Ancienne résistante et rescapée dAuschwitz, Sarah Goldberg se sent concernée par les problèmes vécus par les sans -papiers en Belgique. Son père, chassé de Pologne par l’antisémitisme est arrivé clandestinement en Belgique en 1929. Elle fait partie des personnalités ayant signé l’acte d’hébergement et de soutien aux réfugiés lancé par le Collectif contre les expulsions.
- Comme une centaine d’autres personnes, vous avez signé l’acte d’hébergement suite à l’évasion des réfugiés du centre 127bis, le 21 juillet. Pouvez-vous expliquer votre motivation ?
Je me suis toujours placée du côté des gens qui souffrent. Moi aussi, je suis une immigrée. Quand mon père est arrivé en Belgique, lui non plus n’avait pas tous les documents demandés. II est naturel pour moi d’aider des gens qui se trouvent dans de telles conditions : enfermés et privés de droits humains élémentaires. Comme les juifs de l’époque, ces gens n’ont commis aucun délit et sont enfermés uniquement pour ce qu’ils sont.
Cependant, on enferme des hommes, des femmes et des enfants. Des enfants qui ne peuvent aller à l’école, c’est inacceptable.
On ne peut enfermer quand il n’y a aucun délit.
- Le discours et les actes de la Belgique font tout pour dissuader les réfugiés. Montrer à la population et aux réfugiés potentiels qu’il y a une répression dure et qu’en Belgique on ne rentre pas.
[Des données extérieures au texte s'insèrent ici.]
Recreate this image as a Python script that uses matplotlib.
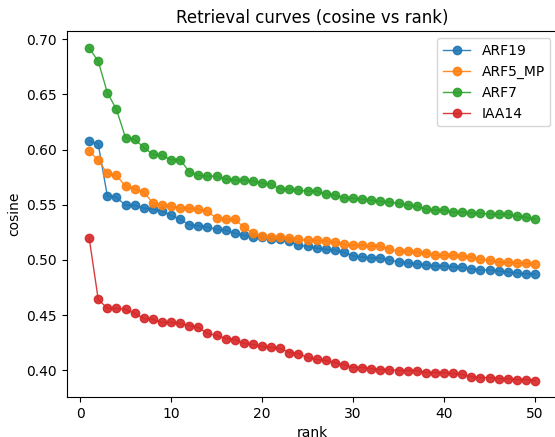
import matplotlib
matplotlib.use('Agg')
import matplotlib.pyplot as plt

rank = list(range(1, 51))

arf19 = [0.6077, 0.6050, 0.5580, 0.5568, 0.5495, 0.5495, 0.5468, 0.5459, 0.5440, 0.5404,
         0.5368, 0.5317, 0.5308, 0.5296, 0.5277, 0.5268, 0.5241, 0.5223, 0.5205, 0.5205,
         0.5187, 0.5187, 0.5168, 0.5132, 0.5123, 0.5105, 0.5096, 0.5087, 0.5068, 0.5035,
         0.5026, 0.5017, 0.5017, 0.4999, 0.4981, 0.4972, 0.4962, 0.4953, 0.4944, 0.4944,
         0.4935, 0.4935, 0.4917, 0.4908, 0.4908, 0.4899, 0.4890, 0.4881, 0.4872, 0.4872]

arf5_mp = [0.5986, 0.5904, 0.5783, 0.5765, 0.5668, 0.5641, 0.5613, 0.5517, 0.5495, 0.5486,
           0.5468, 0.5468, 0.5459, 0.5440, 0.5377, 0.5368, 0.5368, 0.5296, 0.5241, 0.5214,
           0.5205, 0.5205, 0.5196, 0.5187, 0.5177, 0.5177, 0.5168, 0.5159, 0.5141, 0.5132,
           0.5132, 0.5123, 0.5123, 0.5096, 0.5078, 0.5078, 0.5068, 0.5059, 0.5041, 0.5041,
           0.5041, 0.5032, 0.5023, 0.5005, 0.4996, 0.4978, 0.4978, 0.4969, 0.4969, 0.4960]

arf7 = [0.6921, 0.6800, 0.6516, 0.6364, 0.6107, 0.6092, 0.6019, 0.5956, 0.5946, 0.5907,
        0.5907, 0.5800, 0.5765, 0.5759, 0.5759, 0.5731, 0.5722, 0.5722, 0.5713, 0.5695,
        0.5686, 0.5641, 0.5641, 0.5632, 0.5622, 0.5622, 0.5595, 0.5586, 0.5559, 0.5559,
        0.5550, 0.5540, 0.5531, 0.5523, 0.5513, 0.5495, 0.5486, 0.5459, 0.5450, 0.5450,
        0.5432, 0.5432, 0.5423, 0.5423, 0.5414, 0.5414, 0.5414, 0.5395, 0.5386, 0.5368]

iaa14 = [0.5202, 0.4642, 0.4560, 0.4560, 0.4551, 0.4514, 0.4469, 0.4460, 0.4433, 0.4433,
         0.4424, 0.4405, 0.4387, 0.4333, 0.4315, 0.4287, 0.4278, 0.4242, 0.4233, 0.4215,
         0.4206, 0.4197, 0.4160, 0.4151, 0.4115, 0.4097, 0.4088, 0.4069, 0.4051, 0.4024,
         0.4024, 0.4015, 0.4006, 0.4006, 0.3997, 0.3997, 0.3997, 0.3979, 0.3979, 0.3979,
         0.3970, 0.3961, 0.3942, 0.3933, 0.3933, 0.3924, 0.3924, 0.3915, 0.3915, 0.3906]

fig = plt.figure(figsize=(5.55, 4.37), dpi=100)
ax = fig.add_axes([0.1204, 0.0911, 0.8838, 0.8373])

for vals, name in [(arf19, 'ARF19'), (arf5_mp, 'ARF5_MP'), (arf7, 'ARF7'), (iaa14, 'IAA14')]:
    ax.plot(rank, vals, marker='o', linewidth=1, markersize=6, alpha=0.9, label=name)

ax.set_title('Retrieval curves (cosine vs rank)')
ax.set_xlabel('rank')
ax.set_ylabel('cosine')
ax.legend(loc='upper right')

fig.savefig('out.png', dpi=100)
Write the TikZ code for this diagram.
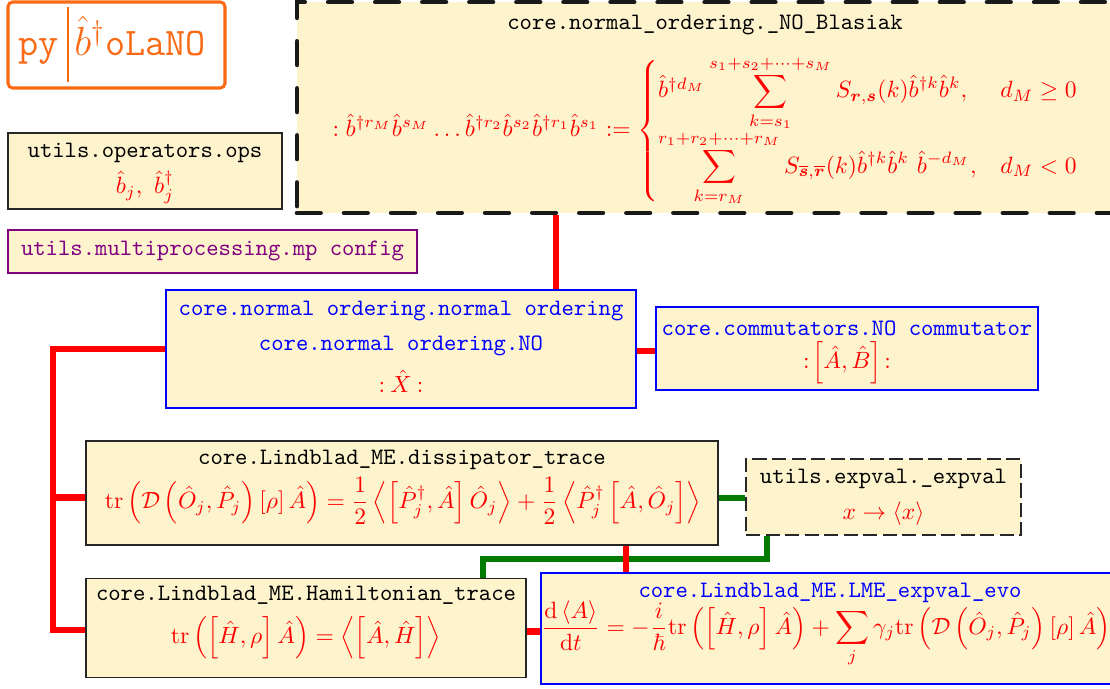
\documentclass[tikz,border=0pt]{standalone}
\usepackage{amsmath,amssymb}
\usetikzlibrary{backgrounds}
\definecolor{cream}{RGB}{253,243,205}
\definecolor{logoorange}{RGB}{250,105,20}
\definecolor{mpurple}{RGB}{128,0,128}
\definecolor{dgreen}{RGB}{0,122,0}
\tikzset{
  wh/.style 2 args={minimum width=#1*0.425pt, minimum height=#2*0.425pt},
  box/.style={rectangle, fill=cream, inner sep=0pt},
  solidbox/.style={box, draw=black!85, line width=0.8pt},
  bluebox/.style={box, draw=blue, line width=0.7pt},
  purplebox/.style={box, draw=mpurple, line width=0.7pt},
  dashbox/.style={box, draw=black!85, line width=0.9pt, dash pattern=on 6pt off 2.3pt},
  bigdashbox/.style={box, draw=black!90, line width=2pt, dash pattern=on 10pt off 10pt, line cap=round},
  ttlabel/.style={font=\ttfamily, inner sep=0pt},
  mathlabel/.style={text=red, inner sep=0pt},
  redline/.style={draw=red, line width=2.8pt},
  greenline/.style={draw=dgreen, line width=2.6pt},
  logotext/.style={anchor=base west, inner sep=0pt, text=logoorange, font=\fontsize{16.6}{20}\selectfont},
}
\begin{document}
\begin{tikzpicture}[x=0.425pt,y=-0.425pt]
\useasboundingbox (0,0) rectangle (1110,688);

% logo
\node[draw=logoorange, line width=1.3pt, rounded corners=2pt, inner sep=0pt, wh={217}{86}] (logo) at (116.5,45) {};
\node[logotext] (py) at (18,55) {\ttfamily py};
\draw[logoorange, line width=0.6pt] (68,7) -- (68,82);
\node[logotext] (bdag) at (74,55) {$\hat b^\dagger$\texttt{oLaNO}};

% boxes
\node[solidbox, wh={274}{76}] (ops) at (145,171) {};
\node[ttlabel] (opst) at (145,153) {utils.operators.ops};
\node[mathlabel] (opsm) at (145,187) {$\hat b_j,\ \hat b_j^{\dagger}$};

\node[purplebox, wh={409}{43}] (mp) at (212.5,251.5) {};
\node[ttlabel, text=mpurple] (mpt) at (212.5,251) {utils.multiprocessing.mp config};

\node[bigdashbox, wh={816}{211}] (blas) at (705,107.5) {};
\node[ttlabel] (blast) at (705,25) {core.normal\_ordering.\_NO\_Blasiak};
\node[mathlabel] (blasm) at (706,131) {$\displaystyle :\hat b^{\dagger r_M}\hat b^{s_M}\ldots\hat b^{\dagger r_2}\hat b^{s_2}\hat b^{\dagger r_1}\hat b^{s_1} :=
\begin{cases}
\hat b^{\dagger d_M}\displaystyle\sum_{k=s_1}^{s_1+s_2+\cdots+s_M} S_{\boldsymbol r,\boldsymbol s}(k)\hat b^{\dagger k}\hat b^{k}, & d_M\ge 0\\
\displaystyle\sum_{k=r_M}^{r_1+r_2+\cdots+r_M} S_{\overline{\boldsymbol s},\overline{\boldsymbol r}}(k)\hat b^{\dagger k}\hat b^{k}\ \hat b^{-d_M}, & d_M<0
\end{cases}$};

\node[bluebox, wh={470}{118}] (no) at (401,349) {};
\node[ttlabel, text=blue] (not1) at (401,311) {core.normal ordering.normal ordering};
\node[ttlabel, text=blue] (not2) at (401,346) {core.normal ordering.NO};
\node[mathlabel] (nom) at (401,381) {${:}\mkern4mu\hat X\mkern4mu{:}$};

\node[bluebox, wh={382}{83}] (comm) at (847,348.5) {};
\node[ttlabel, text=blue] (commt) at (847,328) {core.commutators.NO commutator};
\node[mathlabel] (commm) at (847,363) {$:\!\left[\hat A,\hat B\right]\!:$};

\node[solidbox, wh={632}{104}] (diss) at (402,493) {};
\node[ttlabel] (disst) at (402,460) {core.Lindblad\_ME.dissipator\_trace};
\node[mathlabel] (dissm) at (403,501) {$\displaystyle \mathrm{tr}\left(\mathcal{D}\left(\hat O_j,\hat P_j\right)[\rho]\,\hat A\right)=\frac{1}{2}\left\langle\left[\hat P_j^{\dagger},\hat A\right]\hat O_j\right\rangle+\frac{1}{2}\left\langle\hat P_j^{\dagger}\left[\hat A,\hat O_j\right]\right\rangle$};

\node[dashbox, wh={275}{76}] (expv) at (883.5,497) {};
\node[ttlabel] (expvt) at (883.5,479) {utils.expval.\_expval};
\node[mathlabel] (expvm) at (883.5,514) {$x\to\langle x\rangle$};

\node[solidbox, wh={440}{99}] (ham) at (306,628) {};
\node[ttlabel] (hamt) at (306,595) {core.Lindblad\_ME.Hamiltonian\_trace};
\node[mathlabel] (hamm) at (306,638) {$\mathrm{tr}\left(\left[\hat H,\rho\right]\hat A\right)=\left\langle\left[\hat A,\hat H\right]\right\rangle$};

\node[bluebox, wh={578}{111}] (lme) at (830,628.5) {};
\node[ttlabel, text=blue] (lmet) at (830,593) {core.Lindblad\_ME.LME\_expval\_evo};
\node[mathlabel] (lmem) at (826,634) {$\displaystyle \frac{\mathrm{d}\left\langle A\right\rangle}{\mathrm{d}t}=-\frac{i}{\hbar}\mathrm{tr}\left(\left[\hat H,\rho\right]\hat A\right)+\sum_j\gamma_j\mathrm{tr}\left(\mathcal{D}\left(\hat O_j,\hat P_j\right)[\rho]\,\hat A\right)$};

% connector helper coordinates
\coordinate (cb) at (556,0);
\coordinate (lx) at (53,0);
\coordinate (cd) at (626,0);
\coordinate (g1) at (767,559);
\coordinate (g2) at (483,559);

\begin{scope}[on background layer]
\fill[white] (0,0) rectangle (1110,688);
\draw[greenline] ([yshift=-2pt]diss.east) -- ([yshift=-2pt]diss.east -| expv.west);
\draw[greenline] (expv.south -| g1) -- (g1) -- (g2) -- (ham.north -| g2);
\draw[redline] (blas.south -| cb) -- (no.north -| cb);
\draw[redline] ([yshift=-0.8pt]no.east) -- ([yshift=-0.8pt]no.east -| comm.west);
\draw[redline] (no.west) -| ([yshift=-0.8pt]lx |- ham.west) -- ([yshift=-0.8pt]ham.west);
\draw[redline] ([yshift=-2pt]lx |- diss.west) -- ([yshift=-2pt]diss.west);
\draw[redline] (diss.south -| cd) -- (lme.north -| cd);
\draw[redline] ([yshift=-1.5pt]ham.east) -- ([yshift=-1.5pt]ham.east -| lme.west);
\end{scope}
\end{tikzpicture}
\end{document}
II n’y n pas de raison que la Belgique n’accueille pas. Quand une famille arrive ici avec des enfants, c’est que dans leur pays, la vie leur est devenue invivable. Ce n’est pas de gaieté de cœur qu’ils quittent leur maison et leur village. De plus, ils risquent parfois leur vie, certains sont morts en essayant d’arriver dans ce pays. C’est donc pour échapper à une réelle détresse.
Par ailleurs, je maintiens que d’autres raisons que purement politiques sont valables pour demander l’asile dans notre pays. Dans le cas d’une famine ou encore en raison de "tortures culturelles " telles que l’excision par exemple ; il est normal que ces femmes s’enfuient.
- II nous est constamment rétorqué que si on ne procède plus aux expulsions, notre pays va être envahi par des hordes d’étrangers...
Primo, tous ne veulent pas venir en Belgique et secundo, il est nécessaire que les pays riches aident les populations en difficulté dans d’autres pays via l’aide nu développement car ils ne partent pas de chez eux de gaieté de cœur.
- Que pensez-vous, globalement, du travail du Collectif contre les expulsions ?
C’est grâce au Collectif et malheureusement suite à la mort de Semira que tout s’est réveillé et que l’on sait maintenant ce qui se passe réellement en matière d’expulsions.
- Pensez-vous que les choses vont changer nu niveau de la politique gouvernementale ?
Oui, les actions du Collectif ont eu un impact un peu dans tous les domaines : au niveau politique, au niveau des pilotes, ... Actuellement, des citoyens se mobilisent qui ne savaient pas ce qui se passait. Des gens ont pris ce problème à coeur et peut-être que cela va changer. J’ai vu notamment que des parlementaires se sont réveillés. Quand on votera, il faudra choisir des gens qui s ’occupent activement de cette question.
- On peut résumer votre position et votre engagement par une solidarité spontanée...
Oui car quand les juifs étaient recherchés, c’est grâce à la solidarité de citoyens belges que beaucoup ont été aidés et sauvés. Je pense qu’il revient au peuple juif, qui a tant souffert, d’être très vigilant aux souffrances d’autrui.
- La réference souvent faite avec le nazisme...
Je suis une ancienne déportée d’Auschwitz et, selon moi, il ne faut pas comparer les camps de concentration nazis avec les centres fermés en Belgique.
II ne faut pas exagérer et tout mélanger. Ce qui se passe en Belgique est inhumain, humiliant et inacceptable. Tout cela je le critique et le rejette mais je ne comparerais pas le centre 127bis à un camp nazi.
Si on exagère, on n’est plus crédible. II faut dire la vérité et ne pas amplifier les événements. Après la guerre, les russes voulaient par exemple exagérer le nombre de morts d’Auschwitz. Cela discrédite et sème la confusion.
- Quelle est votre position concernant la régularisation ?
Je peux très bien comprendre les peurs de ces personnes. A chaque moment, dans la rue ou ailleurs, il y a une tension interne, une crainte, ... Ces gens se sentent traqués.
II est logique et évident de régulariser les personnes qui vivent en Belgique. Ils sont là depuis parfois très longtemps, ils ont fondé une famille, ont un travail... Ce n’est que logique de les régulariser.